● **YOUR OBJECTIVE**
Write out each line word for word. Drop pictures.

● **SUPPLIED MATERIAL**

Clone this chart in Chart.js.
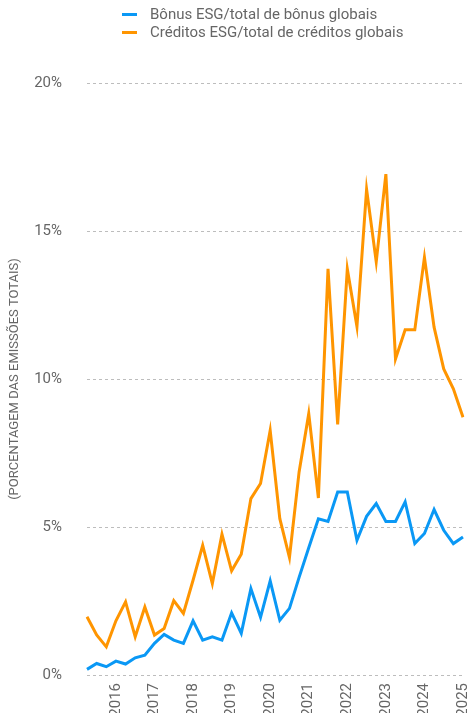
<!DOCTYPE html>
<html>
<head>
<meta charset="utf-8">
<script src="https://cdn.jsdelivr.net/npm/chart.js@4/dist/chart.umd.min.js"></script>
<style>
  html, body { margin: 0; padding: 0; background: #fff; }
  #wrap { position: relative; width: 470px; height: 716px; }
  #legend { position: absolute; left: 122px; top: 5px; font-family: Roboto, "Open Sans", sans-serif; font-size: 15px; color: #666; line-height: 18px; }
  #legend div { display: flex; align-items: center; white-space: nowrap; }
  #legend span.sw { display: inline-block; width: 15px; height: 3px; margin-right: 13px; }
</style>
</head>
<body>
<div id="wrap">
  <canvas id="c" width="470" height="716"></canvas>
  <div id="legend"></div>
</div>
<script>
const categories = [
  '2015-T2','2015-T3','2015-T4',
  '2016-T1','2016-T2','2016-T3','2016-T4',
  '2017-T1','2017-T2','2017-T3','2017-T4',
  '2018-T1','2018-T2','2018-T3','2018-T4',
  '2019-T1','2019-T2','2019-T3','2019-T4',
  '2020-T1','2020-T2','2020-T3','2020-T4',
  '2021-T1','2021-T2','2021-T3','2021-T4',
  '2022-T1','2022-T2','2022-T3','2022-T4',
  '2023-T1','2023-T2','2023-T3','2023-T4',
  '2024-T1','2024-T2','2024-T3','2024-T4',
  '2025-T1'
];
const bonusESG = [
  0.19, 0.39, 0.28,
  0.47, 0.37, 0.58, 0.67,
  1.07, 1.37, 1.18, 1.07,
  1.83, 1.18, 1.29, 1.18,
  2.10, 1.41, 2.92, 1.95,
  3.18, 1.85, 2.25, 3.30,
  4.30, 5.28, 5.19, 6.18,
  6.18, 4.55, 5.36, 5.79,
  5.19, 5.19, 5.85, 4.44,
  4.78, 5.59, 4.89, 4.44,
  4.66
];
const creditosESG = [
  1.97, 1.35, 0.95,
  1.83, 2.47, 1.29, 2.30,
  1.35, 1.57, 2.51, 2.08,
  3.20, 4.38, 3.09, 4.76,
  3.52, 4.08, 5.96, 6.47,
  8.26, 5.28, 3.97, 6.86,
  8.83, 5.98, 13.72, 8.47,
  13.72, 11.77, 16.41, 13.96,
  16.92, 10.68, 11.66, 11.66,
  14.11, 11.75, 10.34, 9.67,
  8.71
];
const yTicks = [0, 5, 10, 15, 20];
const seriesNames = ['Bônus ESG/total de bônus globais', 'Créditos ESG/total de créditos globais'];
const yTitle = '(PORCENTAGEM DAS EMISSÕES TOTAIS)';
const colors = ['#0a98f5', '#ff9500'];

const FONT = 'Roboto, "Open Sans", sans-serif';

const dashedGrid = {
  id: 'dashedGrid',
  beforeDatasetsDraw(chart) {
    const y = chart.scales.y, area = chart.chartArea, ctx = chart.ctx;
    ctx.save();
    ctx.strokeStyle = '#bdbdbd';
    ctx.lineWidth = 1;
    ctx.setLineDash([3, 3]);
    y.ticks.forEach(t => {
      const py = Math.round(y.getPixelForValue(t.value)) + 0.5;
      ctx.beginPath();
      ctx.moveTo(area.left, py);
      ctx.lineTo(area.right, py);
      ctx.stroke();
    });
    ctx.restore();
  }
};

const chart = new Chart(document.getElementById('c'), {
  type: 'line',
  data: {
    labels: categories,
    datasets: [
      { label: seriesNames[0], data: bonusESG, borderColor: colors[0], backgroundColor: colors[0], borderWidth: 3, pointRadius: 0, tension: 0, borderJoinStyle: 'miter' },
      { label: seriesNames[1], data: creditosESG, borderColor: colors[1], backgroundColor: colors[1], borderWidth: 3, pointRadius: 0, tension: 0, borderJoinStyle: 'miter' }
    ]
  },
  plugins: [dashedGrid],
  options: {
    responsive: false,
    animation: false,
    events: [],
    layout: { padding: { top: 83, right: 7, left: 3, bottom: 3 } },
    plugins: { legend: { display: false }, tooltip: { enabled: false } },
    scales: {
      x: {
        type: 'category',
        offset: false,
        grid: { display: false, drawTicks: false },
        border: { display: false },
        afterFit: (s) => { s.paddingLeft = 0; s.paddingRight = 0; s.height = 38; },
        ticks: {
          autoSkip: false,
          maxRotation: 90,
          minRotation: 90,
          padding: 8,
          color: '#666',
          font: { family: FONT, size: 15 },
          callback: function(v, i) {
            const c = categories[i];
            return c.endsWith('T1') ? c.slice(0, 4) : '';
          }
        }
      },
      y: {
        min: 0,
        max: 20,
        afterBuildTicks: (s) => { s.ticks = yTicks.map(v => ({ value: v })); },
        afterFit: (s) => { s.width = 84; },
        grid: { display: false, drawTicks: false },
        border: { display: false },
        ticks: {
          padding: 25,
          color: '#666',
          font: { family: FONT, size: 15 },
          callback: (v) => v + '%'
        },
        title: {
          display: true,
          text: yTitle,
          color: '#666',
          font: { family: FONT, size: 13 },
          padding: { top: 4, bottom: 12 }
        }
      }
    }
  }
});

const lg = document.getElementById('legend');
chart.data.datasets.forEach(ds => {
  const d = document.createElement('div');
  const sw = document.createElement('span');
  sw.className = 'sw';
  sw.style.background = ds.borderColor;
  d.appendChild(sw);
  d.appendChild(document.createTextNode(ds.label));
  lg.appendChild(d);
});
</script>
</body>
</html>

● **SOLUTION TO THIS TASK**
Clone this chart in Chart.js.
<!DOCTYPE html>
<html>
<head>
<meta charset="utf-8">
<script src="https://cdn.jsdelivr.net/npm/chart.js@4/dist/chart.umd.min.js"></script>
<style>
  html, body { margin: 0; padding: 0; background: #fff; }
  #wrap { position: relative; width: 470px; height: 716px; }
  #legend { position: absolute; left: 122px; top: 5px; font-family: Roboto, "Open Sans", sans-serif; font-size: 15px; color: #666; line-height: 18px; }
  #legend div { display: flex; align-items: center; white-space: nowrap; }
  #legend span.sw { display: inline-block; width: 15px; height: 3px; margin-right: 13px; }
</style>
</head>
<body>
<div id="wrap">
  <canvas id="c" width="470" height="716"></canvas>
  <div id="legend"></div>
</div>
<script>
const categories = [
  '2015-T2','2015-T3','2015-T4',
  '2016-T1','2016-T2','2016-T3','2016-T4',
  '2017-T1','2017-T2','2017-T3','2017-T4',
  '2018-T1','2018-T2','2018-T3','2018-T4',
  '2019-T1','2019-T2','2019-T3','2019-T4',
  '2020-T1','2020-T2','2020-T3','2020-T4',
  '2021-T1','2021-T2','2021-T3','2021-T4',
  '2022-T1','2022-T2','2022-T3','2022-T4',
  '2023-T1','2023-T2','2023-T3','2023-T4',
  '2024-T1','2024-T2','2024-T3','2024-T4',
  '2025-T1'
];
const bonusESG = [
  0.19, 0.39, 0.28,
  0.47, 0.37, 0.58, 0.67,
  1.07, 1.37, 1.18, 1.07,
  1.83, 1.18, 1.29, 1.18,
  2.10, 1.41, 2.92, 1.95,
  3.18, 1.85, 2.25, 3.30,
  4.30, 5.28, 5.19, 6.18,
  6.18, 4.55, 5.36, 5.79,
  5.19, 5.19, 5.85, 4.44,
  4.78, 5.59, 4.89, 4.44,
  4.66
];
const creditosESG = [
  1.97, 1.35, 0.95,
  1.83, 2.47, 1.29, 2.30,
  1.35, 1.57, 2.51, 2.08,
  3.20, 4.38, 3.09, 4.76,
  3.52, 4.08, 5.96, 6.47,
  8.26, 5.28, 3.97, 6.86,
  8.83, 5.98, 13.72, 8.47,
  13.72, 11.77, 16.41, 13.96,
  16.92, 10.68, 11.66, 11.66,
  14.11, 11.75, 10.34, 9.67,
  8.71
];
const yTicks = [0, 5, 10, 15, 20];
const seriesNames = ['Bônus ESG/total de bônus globais', 'Créditos ESG/total de créditos globais'];
const yTitle = '(PORCENTAGEM DAS EMISSÕES TOTAIS)';
const colors = ['#0a98f5', '#ff9500'];

const FONT = 'Roboto, "Open Sans", sans-serif';

const dashedGrid = {
  id: 'dashedGrid',
  beforeDatasetsDraw(chart) {
    const y = chart.scales.y, area = chart.chartArea, ctx = chart.ctx;
    ctx.save();
    ctx.strokeStyle = '#bdbdbd';
    ctx.lineWidth = 1;
    ctx.setLineDash([3, 3]);
    y.ticks.forEach(t => {
      const py = Math.round(y.getPixelForValue(t.value)) + 0.5;
      ctx.beginPath();
      ctx.moveTo(area.left, py);
      ctx.lineTo(area.right, py);
      ctx.stroke();
    });
    ctx.restore();
  }
};

const chart = new Chart(document.getElementById('c'), {
  type: 'line',
  data: {
    labels: categories,
    datasets: [
      { label: seriesNames[0], data: bonusESG, borderColor: colors[0], backgroundColor: colors[0], borderWidth: 3, pointRadius: 0, tension: 0, borderJoinStyle: 'miter' },
      { label: seriesNames[1], data: creditosESG, borderColor: colors[1], backgroundColor: colors[1], borderWidth: 3, pointRadius: 0, tension: 0, borderJoinStyle: 'miter' }
    ]
  },
  plugins: [dashedGrid],
  options: {
    responsive: false,
    animation: false,
    events: [],
    layout: { padding: { top: 83, right: 7, left: 3, bottom: 3 } },
    plugins: { legend: { display: false }, tooltip: { enabled: false } },
    scales: {
      x: {
        type: 'category',
        offset: false,
        grid: { display: false, drawTicks: false },
        border: { display: false },
        afterFit: (s) => { s.paddingLeft = 0; s.paddingRight = 0; s.height = 38; },
        ticks: {
          autoSkip: false,
          maxRotation: 90,
          minRotation: 90,
          padding: 8,
          color: '#666',
          font: { family: FONT, size: 15 },
          callback: function(v, i) {
            const c = categories[i];
            return c.endsWith('T1') ? c.slice(0, 4) : '';
          }
        }
      },
      y: {
        min: 0,
        max: 20,
        afterBuildTicks: (s) => { s.ticks = yTicks.map(v => ({ value: v })); },
        afterFit: (s) => { s.width = 84; },
        grid: { display: false, drawTicks: false },
        border: { display: false },
        ticks: {
          padding: 25,
          color: '#666',
          font: { family: FONT, size: 15 },
          callback: (v) => v + '%'
        },
        title: {
          display: true,
          text: yTitle,
          color: '#666',
          font: { family: FONT, size: 13 },
          padding: { top: 4, bottom: 12 }
        }
      }
    }
  }
});

const lg = document.getElementById('legend');
chart.data.datasets.forEach(ds => {
  const d = document.createElement('div');
  const sw = document.createElement('span');
  sw.className = 'sw';
  sw.style.background = ds.borderColor;
  d.appendChild(sw);
  d.appendChild(document.createTextNode(ds.label));
  lg.appendChild(d);
});
</script>
</body>
</html>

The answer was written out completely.